Lithium 9 Production Rate in a Liquid Scintillator
by Ryan P. Schooley
Supervisors: Dr. Bolton and Dr. Horton-Smith
Welcome to my webpage. This page summarizes my experience doing research for the Summer 2009 at Kansas State University in the High Energy Physics department. We are trying to measure the lithium 9 production rate produced in liquid scintillators. This research is crucial for the Double Chooz (pronounced “show”) in France. The Double Chooz experiment is designed to improve upon previous measurements of the θ13 mixing angle, a parameter for determining the probability of a neutrino changing its flavor eigenstate. It is believed that Lithium 9 production is currently the greatest source of systematic uncertainty in the Double Chooz experiment.
Also, we are investigating the scintillation properties of epoxy. In the Double Chooz experiment, devices measuring the state of the scintillation fluid are covered in epoxy so they do not interfere with the experiment. But if epoxy were to have scintillation properties, the epoxy itself would scintillate, making it a poor buffer. This would add yet another uncertainty to the Double Chooz experiment.
Below, I describe the Project Goals, my Research Strategy, my Research Progress, and will eventually post my Final Presentation and Final Report. I post my homework assignments from our weekly REU scientific Ethics class, taught by Prof. Bruce Glymour and Prof. Amy Lara, and my reaction to Prof. Larry Weaver's Lectures. Scroll all the way down to learn more About Me. Finally, I've included some Useful Links.
Summary Statement: Neutrinos, the ‘ghost’ particles produced by radioactive decay, can transform from one type into a completely different type of neutrino. It is as if you threw a baseball, closed your eyes, opened them a few seconds later and found that the baseball was now a basketball!
In order to fully understand neutrino oscillation, accurate measurements of a parameter, theta 13, must be taken. This involves detecting many neutrinos at one time and then again at a different time. But neutrinos are difficult to detect and theta 13 seems to be small, so the detectors need to be close to the reactors that produce them. But that means the detectors will be close to the surface of the earth where they are more exposed to cosmic particles called muons. Muons are known to interact with detector material and to produce lithium 9. When lithium 9 decays, it looks exactly like a neutrino to the detector. Thus, to get an accurate measurement of theta 13, one must have an accurate measurement of the lithium 9 produced by muons. This is the goal of my research this summer: an accurate measurement of the rate at which muons make lithium 9 in scintillator fluid.
1. Determine the scintillation rate of epoxy.
2. Examine the data output of the Lithium 9 experiment, confirm detector is working properly.
We were able to conclusively determine the rate of epoxy. It does not seem to scintillate. However, a factor of 2 correction may be necessary to account for the ‘brightness’ of the epoxy used in double CHOOZ.

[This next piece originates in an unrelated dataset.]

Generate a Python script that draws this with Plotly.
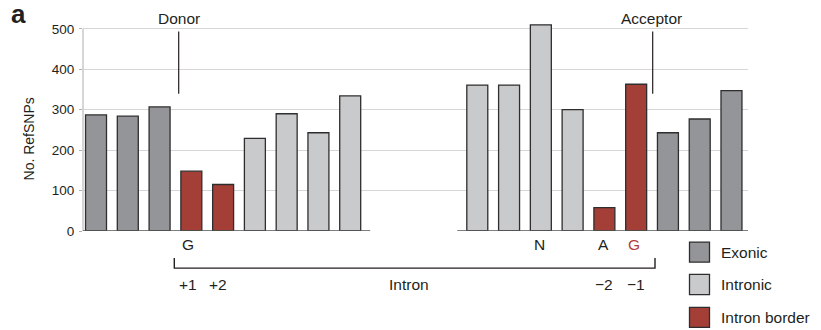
import plotly.graph_objects as go

# ---- data ----
donor_labels = ["-3", "-2", "-1", "+1", "+2", "+3", "+4", "+5", "+6"]
donor_values = [287, 284, 307, 148, 115, 229, 290, 243, 334]
donor_types = ["Exonic", "Exonic", "Exonic", "Intron border", "Intron border",
               "Intronic", "Intronic", "Intronic", "Intronic"]

acceptor_labels = ["-6", "-5", "-4", "-3", "-2", "-1", "+1", "+2", "+3"]
acceptor_values = [361, 361, 510, 300, 58, 363, 243, 277, 347]
acceptor_types = ["Intronic", "Intronic", "Intronic", "Intronic", "Intron border",
                  "Intron border", "Exonic", "Exonic", "Exonic"]

region_names = ["Exonic", "Intronic", "Intron border"]
y_ticks = [0, 100, 200, 300, 400, 500]

# ---- styling ----
colors = {"Exonic": "#939598", "Intronic": "#c9cacc", "Intron border": "#a33f37"}
FONT = "Liberation Sans, Arial, Helvetica, sans-serif"
TXT = "#231f20"
RED = "#b0413a"
GAP_SLOTS = 3
Y_MAX = 512
LBL = 15.5

# positions: donor group, then a gap, then acceptor group
donor_pos = list(range(len(donor_values)))
acceptor_pos = [len(donor_values) + GAP_SLOTS + i for i in range(len(acceptor_values))]

all_pos = donor_pos + acceptor_pos
all_vals = donor_values + acceptor_values
all_types = donor_types + acceptor_types

fig = go.Figure()
for name in region_names:
    xs = [p for p, t in zip(all_pos, all_types) if t == name]
    ys = [v for v, t in zip(all_vals, all_types) if t == name]
    fig.add_trace(go.Bar(
        x=xs, y=ys, name=name, width=0.66,
        marker=dict(color=colors[name], line=dict(color="#2e2e2e", width=1.3)),
        showlegend=False, hoverinfo="skip",
    ))

# plot-area geometry in pixels
W, H = 821, 330
L, R = 83, 748
B = 230.7
T = B - (B - 29.3) * Y_MAX / 500.0


def px_x(p):
    return (p - L) / (R - L)


def px_y(p):
    return (B - p) / (B - T)


ann = []
shapes = []


def label(text, x, y, size=LBL, color=TXT, xref="paper", xanchor="center", **kw):
    ann.append(dict(text=text, x=x, y=y, xref=xref, yref="paper", showarrow=False,
                    xanchor=xanchor, yanchor="middle",
                    font=dict(size=size, family=FONT, color=color), **kw))


# left axis line (only up to 500)
shapes.append(dict(type="line", xref="paper", yref="y", x0=0, x1=0, y0=0, y1=y_ticks[-1],
                   line=dict(color="#c8c8c8", width=1.5)))

# panel letter and y title
label("<b>a</b>", px_x(18.5), px_y(15), size=26)
label("No. RefSNPs", px_x(28.5), px_y(139), size=14, textangle=-90)

# Donor / Acceptor labels with pointers
for text, cx, lx in [("Donor", 179, 178.7), ("Acceptor", 651, 652.7)]:
    label(text, px_x(cx), px_y(19))
    shapes.append(dict(type="line", xref="paper", yref="paper",
                       x0=px_x(lx), x1=px_x(lx), y0=px_y(32), y1=px_y(94),
                       line=dict(color="#231f20", width=1.2)))

# nucleotide letters under bars
nuc = [("G", donor_pos[3], TXT, -3), ("N", acceptor_pos[2], TXT, -1),
       ("A", acceptor_pos[4], TXT, -1), ("G", acceptor_pos[5], RED, -2)]
for t, p, c, sh in nuc:
    label(t, p, px_y(244), color=c, xref="x", xshift=sh)

# position labels below bracket
pos_labels = [("+1", donor_pos[3], -3), ("+2", donor_pos[4], -5),
              ("\u22122", acceptor_pos[4], 0), ("\u22121", acceptor_pos[5], 0)]
for t, p, sh in pos_labels:
    label(t, p, px_y(284), xref="x", xshift=sh)
label("Intron", px_x(408.5), px_y(284))

# bracket
bl, br, bt, bb = 174.3, 655, 257.5, 267.7
shapes.append(dict(type="path", xref="paper", yref="paper",
                   path=f"M {px_x(bl)} {px_y(bt)} L {px_x(bl)} {px_y(bb)} L {px_x(br)} {px_y(bb)} L {px_x(br)} {px_y(bt)}",
                   line=dict(color="#231f20", width=1.4)))

# baselines for the two groups
shapes.append(dict(type="line", xref="x", yref="y", x0=donor_pos[0] - 0.5, x1=donor_pos[-1] + 0.63,
                   y0=0, y1=0, line=dict(color="#555555", width=1.6), layer="above"))
shapes.append(dict(type="line", xref="x", yref="y", x0=acceptor_pos[0] - 0.63, x1=acceptor_pos[-1] + 0.52,
                   y0=0, y1=0, line=dict(color="#555555", width=1.6), layer="above"))

# legend
legend_top = [241.7, 274.0, 306.7]
for name, top in zip(region_names, legend_top):
    shapes.append(dict(type="rect", xref="paper", yref="paper",
                       x0=px_x(689.5), x1=px_x(709.5), y0=px_y(top + 20), y1=px_y(top),
                       fillcolor=colors[name], line=dict(color="#2e2e2e", width=1.3)))
    label(name, px_x(718.5), px_y(top + 10.5), xanchor="left")

fig.update_layout(
    width=W, height=H,
    margin=dict(l=L, r=W - R, t=T, b=H - B, pad=0, autoexpand=False),
    paper_bgcolor="white", plot_bgcolor="white",
    barmode="overlay",
    xaxis=dict(range=[-0.41, acceptor_pos[-1] + 0.52], showgrid=False, zeroline=False,
               showticklabels=False, ticks="", showline=False),
    yaxis=dict(range=[0, Y_MAX], tickvals=y_ticks, showgrid=True, gridcolor="#d6d6d6", gridwidth=1.2,
               zeroline=True, zerolinecolor="rgba(0,0,0,0)", showline=False,
               ticks="outside", ticklen=3, tickcolor="#b0b0b0", ticklabelstandoff=2,
               tickfont=dict(size=13.5, family=FONT, color=TXT)),
    annotations=ann, shapes=shapes,
)

fig.write_html("out.html", config={"displayModeBar": False},
               post_script="document.body.style.margin='0';")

Additional data was collected on the lithium 9 detector. This time, however, the veto was placed on the delayed signal. This produced data that was drastically different than the first batch of data taken by the Dr. Mark Smith (this data had a veto on the prompt signal). We had a feeling that the change in the data was due to the veto affecting which events were counted, but it could also have been due to a miscalbiration or we could have been observing some strange new phenomenon. We set out to eliminate these two options by:
1. Running the detector with a prompt veto again. This would allow us to compare the data to the original to rule out any new phenomenon.
2. Remove the veto completely. This will allow muons to pass through and we could check their energies and confirm the calibration.
The new prompt veto data looked identical to the old prompt veto data. The veto less data produced signals with energies typical of muons. Thus, we ruled out the possibility of new phenomenon and incorrect calibration, concluding that the difference between the new and old data is due completely to switching the veto.
Lectures by Dr. Weaver
Ethics Class: …yeah…
About Me: I'm really interesting! I grew up in Saratoga Springs, Ny, and attend College at SUNY Geneseo. I first got interested in physics when I was a senior in high school. As a freshman in college, I thought I wanted to be a Doctor, so I enrolled as a bio major. I later grew bored with Bio but genuinely enjoyed my calculus classes. I was pretty sure I wanted to do something related to science, so I switched my major to physics in my sophomore year. Then, in spring of my sophomore year, I read about Einstein’s Special Relativity and I knew I wanted to be a physics major.
I enjoy physics, math, reading, working out and running, basketball, and various other things.